Comment by scythe

1 day ago

The goal of the policy is supported by the voters. The polls used to measure this are shifty at best about the implementation details. Who doesn't want to prevent kids from looking at pornography? But plenty of things are popular if you ask people in a way that makes them ignore how it plays out in real life. Laws against tall buildings are a pretty good example. Land reform was extremely popular in many socialist countries until it actually happened. I'm sure you can think of other examples.

In this case the ministers know what the problems are. The policy is not new or unique to the UK and it has been done better in Louisiana of all places:

https://reason.com/2024/03/18/pornhub-pulls-out-of-seventh-s...

> The difference is in the details of complying with Louisiana's law.

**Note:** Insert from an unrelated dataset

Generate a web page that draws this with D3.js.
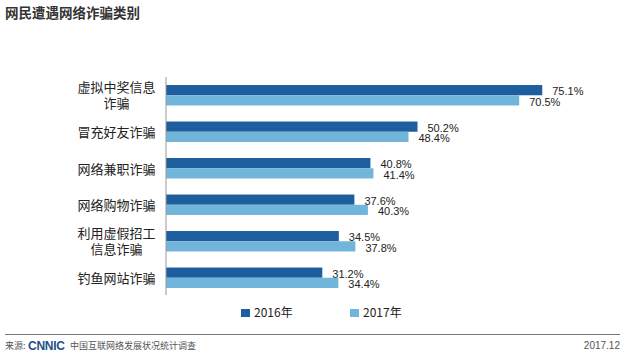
<!DOCTYPE html>
<html>
<head>
<meta charset="utf-8">
<script src="https://cdn.jsdelivr.net/npm/d3@7"></script>
<style>
  body { margin: 0; background: #fff; }
  svg { display: block; font-family: "Noto Sans CJK SC", "Liberation Sans", sans-serif; }
</style>
</head>
<body>
<div id="chart"></div>
<script>
// chart data
const categories = ["虚拟中奖信息\n诈骗", "冒充好友诈骗", "网络兼职诈骗", "网络购物诈骗", "利用虚假招工\n信息诈骗", "钓鱼网站诈骗"];
const seriesNames = ["2016年", "2017年"];
const values2016 = [75.1, 50.2, 40.8, 37.6, 34.5, 31.2];
const values2017 = [70.5, 48.4, 41.4, 40.3, 37.8, 34.4];
const colors = ["#1d5e9f", "#72b5da"];

const width = 630, height = 359;

const svg = d3.select("#chart")
    .append("svg")
    .attr("width", width)
    .attr("height", height);

// title
svg.append("text")
    .attr("x", 5)
    .attr("y", 18)
    .attr("font-size", 13.5)
    .attr("font-weight", "bold")
    .attr("fill", "#333")
    .text("网民遭遇网络诈骗类别");

// scales
const xScale = d3.scaleLinear()
    .domain([0, 100])
    .range([166, 667]);

const yScale = d3.scaleBand()
    .domain(categories)
    .range([77, 296])
    .paddingInner(0.44)
    .paddingOuter(0.22);

const ySub = d3.scaleBand()
    .domain(seriesNames)
    .range([0, yScale.bandwidth()]);

const series = [values2016, values2017];

// bars + value labels
series.forEach((vals, si) => {
    const g = svg.append("g");
    g.selectAll("rect")
        .data(vals)
        .join("rect")
        .attr("x", xScale(0))
        .attr("y", (d, i) => yScale(categories[i]) + ySub(seriesNames[si]))
        .attr("width", d => xScale(d) - xScale(0))
        .attr("height", ySub.bandwidth())
        .attr("fill", colors[si]);

    g.selectAll("text")
        .data(vals)
        .join("text")
        .attr("x", d => xScale(d) + 10)
        .attr("y", (d, i) => yScale(categories[i]) + ySub(seriesNames[si]) + ySub.bandwidth() / 2 + 1.5)
        .attr("dy", "0.35em")
        .attr("font-family", "Liberation Sans, Arial, sans-serif")
        .attr("font-size", 11)
        .attr("fill", "#222")
        .text(d => d.toFixed(1) + "%");
});

// y axis line
svg.append("line")
    .attr("x1", xScale(0)).attr("x2", xScale(0))
    .attr("y1", 77).attr("y2", 295)
    .attr("stroke", "#999")
    .attr("stroke-width", 1);

// category labels (one text per line)
categories.forEach(c => {
    const lines = c.split("\n");
    const cy = yScale(c) + yScale.bandwidth() / 2;
    lines.forEach((ln, li) => {
        const off = lines.length === 1 ? 1 : (li === 0 ? -8 : 8);
        svg.append("text")
            .attr("x", 116.5)
            .attr("y", cy + off)
            .attr("dy", "0.35em")
            .attr("text-anchor", "middle")
            .attr("font-size", 13)
            .attr("fill", "#222")
            .text(ln);
    });
});

// legend
const legendX = [241, 350];
const legend = svg.append("g")
    .selectAll("g")
    .data(seriesNames)
    .join("g")
    .attr("transform", (d, i) => `translate(${legendX[i]},309)`);

legend.append("rect")
    .attr("width", 9)
    .attr("height", 8)
    .attr("fill", (d, i) => colors[i]);

legend.append("text")
    .attr("x", 13)
    .attr("y", 4)
    .attr("dy", "0.35em")
    .attr("font-size", 12)
    .attr("fill", "#222")
    .text(d => d);

// footer
svg.append("line")
    .attr("x1", 5).attr("x2", 620)
    .attr("y1", 334.5).attr("y2", 334.5)
    .attr("stroke", "#777")
    .attr("stroke-width", 1);

svg.append("text")
    .attr("x", 5)
    .attr("y", 349)
    .attr("font-size", 9)
    .attr("fill", "#555")
    .text("来源:");

svg.append("text")
    .attr("x", 28)
    .attr("y", 350)
    .attr("font-family", "Liberation Sans, Arial, sans-serif")
    .attr("font-weight", "bold")
    .attr("font-size", 12)
    .attr("fill", "#1f4f86")
    .attr("textLength", 37)
    .text("CNNIC");

svg.append("text")
    .attr("x", 70)
    .attr("y", 349)
    .attr("font-size", 9)
    .attr("fill", "#555")
    .text("中国互联网络发展状况统计调查");

svg.append("text")
    .attr("x", 620)
    .attr("y", 349)
    .attr("text-anchor", "end")
    .attr("font-family", "Liberation Sans, Arial, sans-serif")
    .attr("font-size", 10)
    .attr("fill", "#555")
    .text("2017.12");
</script>
</body>
</html>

Verifying visitor ages in Louisiana does not require porn sites to directly collect user IDs. Rather, the state's government helped develop a third-party service called LA Wallet, which stores digital driver's licenses and serves as an online age verification credential that affords some privacy.

> Land reform was extremely popular in many socialist countries until it actually happened

Actually, land reforms were spectacularly popular—and very successful—in many countries like Guatemala or Vietnam (coincidentally, two places that were invaded by the US in an attempt to revert those reforms, one successful and the other not).

  • That's not really the point. You can always think of another example. I was talking about the Online Safety Act.